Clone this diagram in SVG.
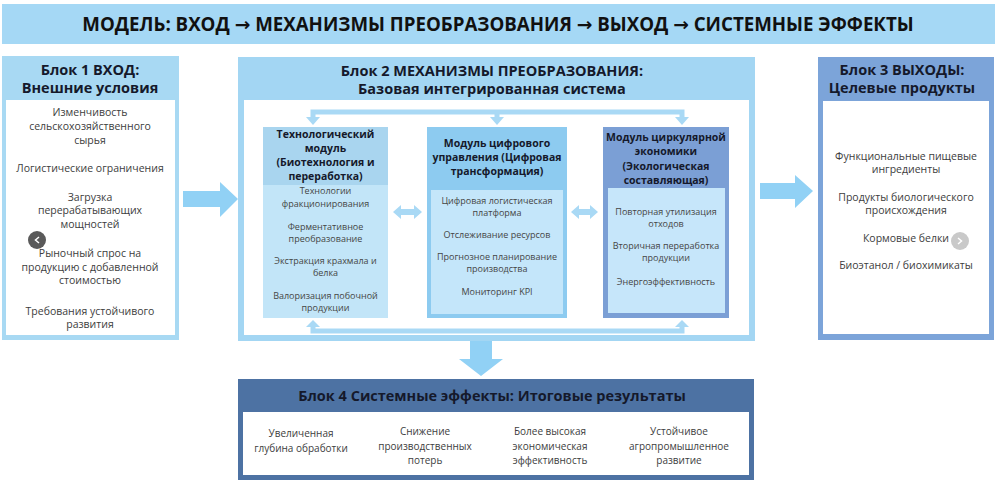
<svg xmlns="http://www.w3.org/2000/svg" width="997" height="485" viewBox="0 0 997 485">
<style>
text{font-family:"Open Sans","Noto Sans","DejaVu Sans",sans-serif;text-anchor:middle}
.ttl{font-size:18.7px;font-weight:700;fill:#111}
.bh{font-size:14.5px;font-weight:700;fill:#15192b}
.it{font-size:10.5px;fill:#3d3d3d}
.mh{font-size:10.5px;font-weight:700;fill:#15192b}
.mi{font-size:9px;fill:#454545}
.ef{font-size:10px;fill:#3d3d3d}
.big{fill:#91d1f5}
.con{fill:#a9d9f5}
.conl{stroke:#a9d9f5;stroke-width:5;fill:none}
</style>
<rect width="997" height="485" fill="#ffffff"/>
<g id="title">
<rect x="2" y="4" width="993" height="40" fill="#a5d8f5"/>
<text class="ttl" x="498" y="31">МОДЕЛЬ: ВХОД → МЕХАНИЗМЫ ПРЕОБРАЗОВАНИЯ → ВЫХОД → СИСТЕМНЫЕ ЭФФЕКТЫ</text>
</g>
<g id="block1">
<rect x="2" y="56" width="177" height="284" fill="#a8d9f3"/>
<rect x="6" y="100" width="169" height="235" fill="#ffffff"/>
<text class="bh" x="90" y="75">Блок 1 ВХОД:</text>
<text class="bh" x="90" y="93">Внешние условия</text>
<text class="it" x="90" y="116">Изменчивость</text>
<text class="it" x="90" y="130">сельскохозяйственного</text>
<text class="it" x="90" y="144">сырья</text>
<text class="it" x="90" y="172">Логистические ограничения</text>
<text class="it" x="90" y="201">Загрузка</text>
<text class="it" x="90" y="214">перерабатывающих</text>
<text class="it" x="90" y="228">мощностей</text>
<text class="it" x="90" y="257">Рыночный спрос на</text>
<text class="it" x="90" y="271">продукцию с добавленной</text>
<text class="it" x="90" y="284">стоимостью</text>
<text class="it" x="90" y="315">Требования устойчивого</text>
<text class="it" x="90" y="328">развития</text>
</g>
<g id="block2">
<rect x="238" y="57" width="517" height="284" fill="#a3d6f3"/>
<rect x="244" y="100" width="505" height="235" fill="#ffffff"/>
<text class="bh" x="492" y="76">Блок 2 МЕХАНИЗМЫ ПРЕОБРАЗОВАНИЯ:</text>
<text class="bh" x="492" y="94">Базовая интегрированная система</text>
</g>
<g id="module-tech">
<rect x="263" y="127" width="125" height="191" fill="#c2e5f8"/>
<rect x="263" y="127" width="125" height="58" fill="#a9d5ef"/>
<text class="mh" x="325.5" y="138">Технологический</text>
<text class="mh" x="325.5" y="152">модуль</text>
<text class="mh" x="325.5" y="166">(Биотехнология и</text>
<text class="mh" x="325.5" y="180">переработка)</text>
<text class="mi" x="325.5" y="194">Технологии</text>
<text class="mi" x="325.5" y="207">фракционирования</text>
<text class="mi" x="325.5" y="230">Ферментативное</text>
<text class="mi" x="325.5" y="242">преобразование</text>
<text class="mi" x="325.5" y="264">Экстракция крахмала и</text>
<text class="mi" x="325.5" y="276">белка</text>
<text class="mi" x="325.5" y="299">Валоризация побочной</text>
<text class="mi" x="325.5" y="311">продукции</text>
</g>
<g id="module-digital">
<rect x="427" y="127" width="140" height="191" fill="#8dcbf0"/>
<rect x="431" y="190" width="132" height="124" fill="#c4e6fa"/>
<text class="mh" x="497" y="147">Модуль цифрового</text>
<text class="mh" x="497" y="161">управления (Цифровая</text>
<text class="mh" x="497" y="175">трансформация)</text>
<text class="mi" x="497" y="204">Цифровая логистическая</text>
<text class="mi" x="497" y="216">платформа</text>
<text class="mi" x="497" y="238">Отслеживание ресурсов</text>
<text class="mi" x="497" y="260">Прогнозное планирование</text>
<text class="mi" x="497" y="272">производства</text>
<text class="mi" x="497" y="295">Мониторинг KPI</text>
</g>
<g id="module-circular">
<rect x="603" y="127" width="126" height="191" fill="#7b9fd5"/>
<rect x="608" y="188" width="117" height="125" fill="#c6e6fa"/>
<text class="mh" x="666" y="141">Модуль циркулярной</text>
<text class="mh" x="666" y="155">экономики</text>
<text class="mh" x="666" y="170">(Экологическая</text>
<text class="mh" x="666" y="184">составляющая)</text>
<text class="mi" x="666" y="215">Повторная утилизация</text>
<text class="mi" x="666" y="227">отходов</text>
<text class="mi" x="666" y="249">Вторичная переработка</text>
<text class="mi" x="666" y="261">продукции</text>
<text class="mi" x="666" y="285">Энергоэффективность</text>
</g>
<g id="block3">
<rect x="818" y="57" width="176" height="283" fill="#7ca4d9"/>
<rect x="823" y="101" width="166" height="233" fill="#ffffff"/>
<text class="bh" x="902" y="75">Блок 3 ВЫХОДЫ:</text>
<text class="bh" x="902" y="93">Целевые продукты</text>
<text class="it" x="906" y="160">Функциональные пищевые</text>
<text class="it" x="906" y="173">ингредиенты</text>
<text class="it" x="906" y="201">Продукты биологического</text>
<text class="it" x="906" y="214">происхождения</text>
<text class="it" x="906" y="242">Кормовые белки</text>
<text class="it" x="906" y="269">Биоэтанол / биохимикаты</text>
</g>
<g id="block4">
<rect x="238" y="379" width="516" height="101" fill="#4d72a3"/>
<rect x="243" y="412" width="506" height="63" fill="#ffffff"/>
<text class="bh" x="492" y="401">Блок 4 Системные эффекты: Итоговые результаты</text>
<text class="ef" x="301" y="437">Увеличенная</text>
<text class="ef" x="301" y="452">глубина обработки</text>
<text class="ef" x="425" y="435">Снижение</text>
<text class="ef" x="425" y="450">производственных</text>
<text class="ef" x="425" y="464">потерь</text>
<text class="ef" x="550" y="435">Более высокая</text>
<text class="ef" x="550" y="450">экономическая</text>
<text class="ef" x="550" y="464">эффективность</text>
<text class="ef" x="679" y="435">Устойчивое</text>
<text class="ef" x="679" y="450">агропромышленное</text>
<text class="ef" x="679" y="464">развитие</text>
</g>
<g id="connectors">
<polygon class="big" points="183,191 220,191 220,182 238,199 220,217 220,207 183,207"/>
<polygon class="big" points="760,183 795,183 795,175 813,191 795,208 795,199 760,199"/>
<polygon class="big" points="470,341 492,341 492,359 503,359 481,376 459,359 470,359"/>
<path class="conl" d="M313,118 V112 H682 V118 M497,112 V118"/>
<polygon class="con" points="306,117 320,117 313,125"/>
<polygon class="con" points="490,117 504,117 497,125"/>
<polygon class="con" points="675,117 689,117 682,125"/>
<path class="conl" d="M313,326 V331 H682 V326"/>
<polygon class="con" points="306,327 320,327 313,320"/>
<polygon class="con" points="675,327 689,327 682,320"/>
<polygon class="con" points="393,212 401,205 401,209 414,209 414,205 422,212 414,219 414,215 401,215 401,219"/>
<polygon class="con" points="571,212 579,205 579,209 590,209 590,205 598,212 590,219 590,215 579,215 579,219"/>
</g>
<g id="carousel-buttons">
<circle cx="37" cy="240" r="9" fill="#5a5a5a"/>
<polyline points="39,237 35.5,240 39,243" fill="none" stroke="#ffffff" stroke-width="1.5"/>
<circle cx="960" cy="241" r="9" fill="#c9c9c9"/>
<polyline points="958,238 961.5,241 958,244" fill="none" stroke="#ffffff" stroke-width="1.5"/>
</g>
</svg>
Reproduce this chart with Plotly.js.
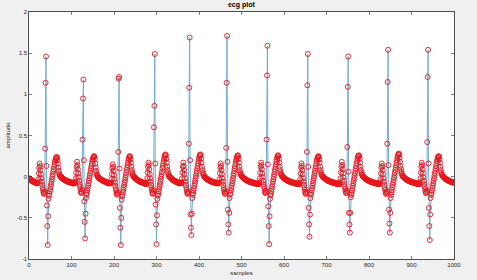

────

> **OBJECTIVE**: In the copy, include no pictures; restate the listing above exactly.

> **REPLY TO THE TASK**:
Clone this diagram in SVG.
<svg xmlns="http://www.w3.org/2000/svg" width="997" height="485" viewBox="0 0 997 485">
<style>
text{font-family:"Open Sans","Noto Sans","DejaVu Sans",sans-serif;text-anchor:middle}
.ttl{font-size:18.7px;font-weight:700;fill:#111}
.bh{font-size:14.5px;font-weight:700;fill:#15192b}
.it{font-size:10.5px;fill:#3d3d3d}
.mh{font-size:10.5px;font-weight:700;fill:#15192b}
.mi{font-size:9px;fill:#454545}
.ef{font-size:10px;fill:#3d3d3d}
.big{fill:#91d1f5}
.con{fill:#a9d9f5}
.conl{stroke:#a9d9f5;stroke-width:5;fill:none}
</style>
<rect width="997" height="485" fill="#ffffff"/>
<g id="title">
<rect x="2" y="4" width="993" height="40" fill="#a5d8f5"/>
<text class="ttl" x="498" y="31">МОДЕЛЬ: ВХОД → МЕХАНИЗМЫ ПРЕОБРАЗОВАНИЯ → ВЫХОД → СИСТЕМНЫЕ ЭФФЕКТЫ</text>
</g>
<g id="block1">
<rect x="2" y="56" width="177" height="284" fill="#a8d9f3"/>
<rect x="6" y="100" width="169" height="235" fill="#ffffff"/>
<text class="bh" x="90" y="75">Блок 1 ВХОД:</text>
<text class="bh" x="90" y="93">Внешние условия</text>
<text class="it" x="90" y="116">Изменчивость</text>
<text class="it" x="90" y="130">сельскохозяйственного</text>
<text class="it" x="90" y="144">сырья</text>
<text class="it" x="90" y="172">Логистические ограничения</text>
<text class="it" x="90" y="201">Загрузка</text>
<text class="it" x="90" y="214">перерабатывающих</text>
<text class="it" x="90" y="228">мощностей</text>
<text class="it" x="90" y="257">Рыночный спрос на</text>
<text class="it" x="90" y="271">продукцию с добавленной</text>
<text class="it" x="90" y="284">стоимостью</text>
<text class="it" x="90" y="315">Требования устойчивого</text>
<text class="it" x="90" y="328">развития</text>
</g>
<g id="block2">
<rect x="238" y="57" width="517" height="284" fill="#a3d6f3"/>
<rect x="244" y="100" width="505" height="235" fill="#ffffff"/>
<text class="bh" x="492" y="76">Блок 2 МЕХАНИЗМЫ ПРЕОБРАЗОВАНИЯ:</text>
<text class="bh" x="492" y="94">Базовая интегрированная система</text>
</g>
<g id="module-tech">
<rect x="263" y="127" width="125" height="191" fill="#c2e5f8"/>
<rect x="263" y="127" width="125" height="58" fill="#a9d5ef"/>
<text class="mh" x="325.5" y="138">Технологический</text>
<text class="mh" x="325.5" y="152">модуль</text>
<text class="mh" x="325.5" y="166">(Биотехнология и</text>
<text class="mh" x="325.5" y="180">переработка)</text>
<text class="mi" x="325.5" y="194">Технологии</text>
<text class="mi" x="325.5" y="207">фракционирования</text>
<text class="mi" x="325.5" y="230">Ферментативное</text>
<text class="mi" x="325.5" y="242">преобразование</text>
<text class="mi" x="325.5" y="264">Экстракция крахмала и</text>
<text class="mi" x="325.5" y="276">белка</text>
<text class="mi" x="325.5" y="299">Валоризация побочной</text>
<text class="mi" x="325.5" y="311">продукции</text>
</g>
<g id="module-digital">
<rect x="427" y="127" width="140" height="191" fill="#8dcbf0"/>
<rect x="431" y="190" width="132" height="124" fill="#c4e6fa"/>
<text class="mh" x="497" y="147">Модуль цифрового</text>
<text class="mh" x="497" y="161">управления (Цифровая</text>
<text class="mh" x="497" y="175">трансформация)</text>
<text class="mi" x="497" y="204">Цифровая логистическая</text>
<text class="mi" x="497" y="216">платформа</text>
<text class="mi" x="497" y="238">Отслеживание ресурсов</text>
<text class="mi" x="497" y="260">Прогнозное планирование</text>
<text class="mi" x="497" y="272">производства</text>
<text class="mi" x="497" y="295">Мониторинг KPI</text>
</g>
<g id="module-circular">
<rect x="603" y="127" width="126" height="191" fill="#7b9fd5"/>
<rect x="608" y="188" width="117" height="125" fill="#c6e6fa"/>
<text class="mh" x="666" y="141">Модуль циркулярной</text>
<text class="mh" x="666" y="155">экономики</text>
<text class="mh" x="666" y="170">(Экологическая</text>
<text class="mh" x="666" y="184">составляющая)</text>
<text class="mi" x="666" y="215">Повторная утилизация</text>
<text class="mi" x="666" y="227">отходов</text>
<text class="mi" x="666" y="249">Вторичная переработка</text>
<text class="mi" x="666" y="261">продукции</text>
<text class="mi" x="666" y="285">Энергоэффективность</text>
</g>
<g id="block3">
<rect x="818" y="57" width="176" height="283" fill="#7ca4d9"/>
<rect x="823" y="101" width="166" height="233" fill="#ffffff"/>
<text class="bh" x="902" y="75">Блок 3 ВЫХОДЫ:</text>
<text class="bh" x="902" y="93">Целевые продукты</text>
<text class="it" x="906" y="160">Функциональные пищевые</text>
<text class="it" x="906" y="173">ингредиенты</text>
<text class="it" x="906" y="201">Продукты биологического</text>
<text class="it" x="906" y="214">происхождения</text>
<text class="it" x="906" y="242">Кормовые белки</text>
<text class="it" x="906" y="269">Биоэтанол / биохимикаты</text>
</g>
<g id="block4">
<rect x="238" y="379" width="516" height="101" fill="#4d72a3"/>
<rect x="243" y="412" width="506" height="63" fill="#ffffff"/>
<text class="bh" x="492" y="401">Блок 4 Системные эффекты: Итоговые результаты</text>
<text class="ef" x="301" y="437">Увеличенная</text>
<text class="ef" x="301" y="452">глубина обработки</text>
<text class="ef" x="425" y="435">Снижение</text>
<text class="ef" x="425" y="450">производственных</text>
<text class="ef" x="425" y="464">потерь</text>
<text class="ef" x="550" y="435">Более высокая</text>
<text class="ef" x="550" y="450">экономическая</text>
<text class="ef" x="550" y="464">эффективность</text>
<text class="ef" x="679" y="435">Устойчивое</text>
<text class="ef" x="679" y="450">агропромышленное</text>
<text class="ef" x="679" y="464">развитие</text>
</g>
<g id="connectors">
<polygon class="big" points="183,191 220,191 220,182 238,199 220,217 220,207 183,207"/>
<polygon class="big" points="760,183 795,183 795,175 813,191 795,208 795,199 760,199"/>
<polygon class="big" points="470,341 492,341 492,359 503,359 481,376 459,359 470,359"/>
<path class="conl" d="M313,118 V112 H682 V118 M497,112 V118"/>
<polygon class="con" points="306,117 320,117 313,125"/>
<polygon class="con" points="490,117 504,117 497,125"/>
<polygon class="con" points="675,117 689,117 682,125"/>
<path class="conl" d="M313,326 V331 H682 V326"/>
<polygon class="con" points="306,327 320,327 313,320"/>
<polygon class="con" points="675,327 689,327 682,320"/>
<polygon class="con" points="393,212 401,205 401,209 414,209 414,205 422,212 414,219 414,215 401,215 401,219"/>
<polygon class="con" points="571,212 579,205 579,209 590,209 590,205 598,212 590,219 590,215 579,215 579,219"/>
</g>
<g id="carousel-buttons">
<circle cx="37" cy="240" r="9" fill="#5a5a5a"/>
<polyline points="39,237 35.5,240 39,243" fill="none" stroke="#ffffff" stroke-width="1.5"/>
<circle cx="960" cy="241" r="9" fill="#c9c9c9"/>
<polyline points="958,238 961.5,241 958,244" fill="none" stroke="#ffffff" stroke-width="1.5"/>
</g>
</svg>
Reproduce this chart with Plotly.js.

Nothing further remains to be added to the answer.